⟨

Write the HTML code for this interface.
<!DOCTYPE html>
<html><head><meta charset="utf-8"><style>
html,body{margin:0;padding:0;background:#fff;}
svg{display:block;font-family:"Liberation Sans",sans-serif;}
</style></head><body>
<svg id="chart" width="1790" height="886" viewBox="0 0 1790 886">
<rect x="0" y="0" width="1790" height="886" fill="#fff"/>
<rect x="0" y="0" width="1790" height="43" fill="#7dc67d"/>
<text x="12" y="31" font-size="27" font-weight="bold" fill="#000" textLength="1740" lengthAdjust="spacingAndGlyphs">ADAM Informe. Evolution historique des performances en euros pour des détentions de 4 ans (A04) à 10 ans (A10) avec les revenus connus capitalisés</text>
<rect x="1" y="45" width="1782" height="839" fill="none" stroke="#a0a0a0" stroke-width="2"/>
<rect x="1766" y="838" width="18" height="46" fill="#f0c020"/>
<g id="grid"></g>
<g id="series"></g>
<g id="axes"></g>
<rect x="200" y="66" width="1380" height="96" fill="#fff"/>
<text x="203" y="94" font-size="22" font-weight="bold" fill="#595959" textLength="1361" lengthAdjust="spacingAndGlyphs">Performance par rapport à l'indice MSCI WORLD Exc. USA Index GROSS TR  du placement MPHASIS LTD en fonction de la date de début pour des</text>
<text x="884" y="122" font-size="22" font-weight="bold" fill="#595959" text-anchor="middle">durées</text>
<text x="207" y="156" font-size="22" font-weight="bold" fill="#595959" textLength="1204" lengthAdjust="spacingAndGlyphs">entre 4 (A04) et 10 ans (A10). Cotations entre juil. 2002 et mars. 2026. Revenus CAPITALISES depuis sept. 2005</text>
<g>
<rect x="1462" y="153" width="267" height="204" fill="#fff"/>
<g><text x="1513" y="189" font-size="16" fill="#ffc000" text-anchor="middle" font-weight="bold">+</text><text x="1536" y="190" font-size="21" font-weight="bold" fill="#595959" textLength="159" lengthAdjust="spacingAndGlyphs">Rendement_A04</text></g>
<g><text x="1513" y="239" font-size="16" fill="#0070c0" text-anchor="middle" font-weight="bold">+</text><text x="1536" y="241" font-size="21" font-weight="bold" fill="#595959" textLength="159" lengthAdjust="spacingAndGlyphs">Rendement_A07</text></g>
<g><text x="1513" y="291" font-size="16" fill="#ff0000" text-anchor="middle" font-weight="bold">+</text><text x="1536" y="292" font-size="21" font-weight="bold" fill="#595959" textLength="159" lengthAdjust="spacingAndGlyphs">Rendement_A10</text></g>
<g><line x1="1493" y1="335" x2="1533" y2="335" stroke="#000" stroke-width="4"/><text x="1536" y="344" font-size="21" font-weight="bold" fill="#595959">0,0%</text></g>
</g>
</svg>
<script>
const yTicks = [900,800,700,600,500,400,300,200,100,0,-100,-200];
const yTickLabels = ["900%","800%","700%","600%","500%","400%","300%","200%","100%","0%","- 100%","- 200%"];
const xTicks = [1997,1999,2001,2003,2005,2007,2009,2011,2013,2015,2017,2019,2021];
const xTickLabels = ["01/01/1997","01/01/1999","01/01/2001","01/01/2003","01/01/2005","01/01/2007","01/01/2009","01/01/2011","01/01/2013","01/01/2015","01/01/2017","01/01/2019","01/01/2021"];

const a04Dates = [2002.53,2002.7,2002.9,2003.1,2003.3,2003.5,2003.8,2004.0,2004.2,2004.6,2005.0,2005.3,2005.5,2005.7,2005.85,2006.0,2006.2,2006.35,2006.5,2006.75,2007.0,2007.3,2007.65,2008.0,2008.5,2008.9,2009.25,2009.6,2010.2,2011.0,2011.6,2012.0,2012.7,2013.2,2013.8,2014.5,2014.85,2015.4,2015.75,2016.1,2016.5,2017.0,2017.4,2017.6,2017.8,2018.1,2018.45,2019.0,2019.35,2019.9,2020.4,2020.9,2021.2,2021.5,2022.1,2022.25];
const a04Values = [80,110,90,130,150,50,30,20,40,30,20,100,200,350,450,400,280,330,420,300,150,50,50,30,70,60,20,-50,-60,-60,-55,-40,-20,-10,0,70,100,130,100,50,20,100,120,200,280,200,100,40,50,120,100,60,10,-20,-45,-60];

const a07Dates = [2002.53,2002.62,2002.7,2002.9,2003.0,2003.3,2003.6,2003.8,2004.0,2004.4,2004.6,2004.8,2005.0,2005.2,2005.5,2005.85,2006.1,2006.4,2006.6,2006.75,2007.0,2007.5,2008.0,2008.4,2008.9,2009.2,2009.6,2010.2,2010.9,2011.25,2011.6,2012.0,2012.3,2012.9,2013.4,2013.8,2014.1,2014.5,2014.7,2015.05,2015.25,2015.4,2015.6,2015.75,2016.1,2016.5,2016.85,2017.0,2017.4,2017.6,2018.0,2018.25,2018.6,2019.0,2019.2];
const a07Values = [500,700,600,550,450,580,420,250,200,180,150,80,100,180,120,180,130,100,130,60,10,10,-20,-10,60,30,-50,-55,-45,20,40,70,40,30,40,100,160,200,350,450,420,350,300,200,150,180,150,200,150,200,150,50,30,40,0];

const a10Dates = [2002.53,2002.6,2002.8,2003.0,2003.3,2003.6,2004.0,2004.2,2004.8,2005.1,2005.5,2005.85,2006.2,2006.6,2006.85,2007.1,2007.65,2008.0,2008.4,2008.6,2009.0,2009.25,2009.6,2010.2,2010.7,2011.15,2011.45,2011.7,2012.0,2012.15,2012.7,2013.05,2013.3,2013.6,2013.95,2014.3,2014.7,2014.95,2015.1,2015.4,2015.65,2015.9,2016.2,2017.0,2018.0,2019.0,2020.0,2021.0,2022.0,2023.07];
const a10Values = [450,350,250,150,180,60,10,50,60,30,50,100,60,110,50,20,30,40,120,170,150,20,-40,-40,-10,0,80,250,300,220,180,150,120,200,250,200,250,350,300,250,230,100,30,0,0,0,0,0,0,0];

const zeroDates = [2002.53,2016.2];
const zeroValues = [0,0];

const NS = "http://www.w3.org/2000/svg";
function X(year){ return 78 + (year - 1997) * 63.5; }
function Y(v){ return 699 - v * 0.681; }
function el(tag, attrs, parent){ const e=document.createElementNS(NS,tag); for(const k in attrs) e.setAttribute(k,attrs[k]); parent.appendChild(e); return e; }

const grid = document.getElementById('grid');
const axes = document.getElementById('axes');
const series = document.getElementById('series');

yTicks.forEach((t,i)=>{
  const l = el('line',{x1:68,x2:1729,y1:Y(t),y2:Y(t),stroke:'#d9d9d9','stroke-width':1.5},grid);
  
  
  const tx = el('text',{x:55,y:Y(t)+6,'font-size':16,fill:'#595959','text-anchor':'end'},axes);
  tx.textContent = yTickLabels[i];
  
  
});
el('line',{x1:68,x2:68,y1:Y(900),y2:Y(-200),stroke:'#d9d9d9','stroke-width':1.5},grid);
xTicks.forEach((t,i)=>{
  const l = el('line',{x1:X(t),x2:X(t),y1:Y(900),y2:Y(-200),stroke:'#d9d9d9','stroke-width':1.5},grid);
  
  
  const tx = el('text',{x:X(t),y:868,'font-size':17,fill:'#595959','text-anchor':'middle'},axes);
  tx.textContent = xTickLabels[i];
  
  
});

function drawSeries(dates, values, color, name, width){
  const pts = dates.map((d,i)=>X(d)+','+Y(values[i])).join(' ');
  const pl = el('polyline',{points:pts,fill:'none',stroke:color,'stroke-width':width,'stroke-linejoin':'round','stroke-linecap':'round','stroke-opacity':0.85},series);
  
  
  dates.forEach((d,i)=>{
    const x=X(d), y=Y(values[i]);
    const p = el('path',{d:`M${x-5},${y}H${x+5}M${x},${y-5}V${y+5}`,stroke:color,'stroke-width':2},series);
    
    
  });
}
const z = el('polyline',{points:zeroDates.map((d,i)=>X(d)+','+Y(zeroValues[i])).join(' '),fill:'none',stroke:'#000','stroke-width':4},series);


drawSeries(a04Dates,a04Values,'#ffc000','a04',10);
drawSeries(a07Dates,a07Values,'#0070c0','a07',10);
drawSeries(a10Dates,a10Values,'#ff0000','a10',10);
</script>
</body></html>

⟩
⟨

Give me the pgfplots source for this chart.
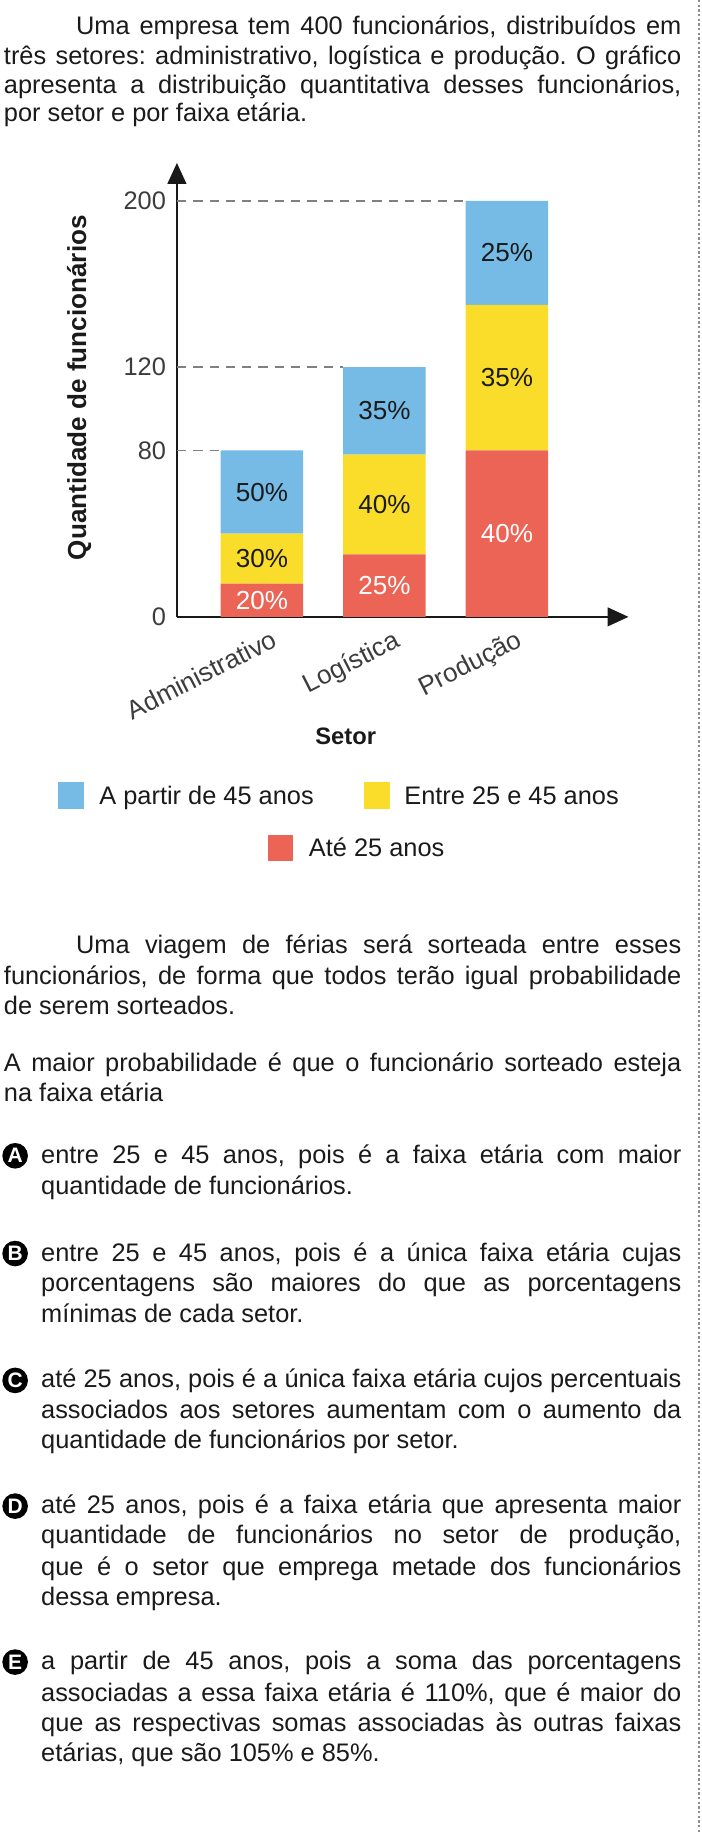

⟩

▸ **WHAT IS NEEDED**
Pull every line holding "chart" out of the records.

▸ **EXERCISE SOLUTION**
<svg id="chart" width="1790" height="886" viewBox="0 0 1790 886">
Give me the pgfplots source for this chart.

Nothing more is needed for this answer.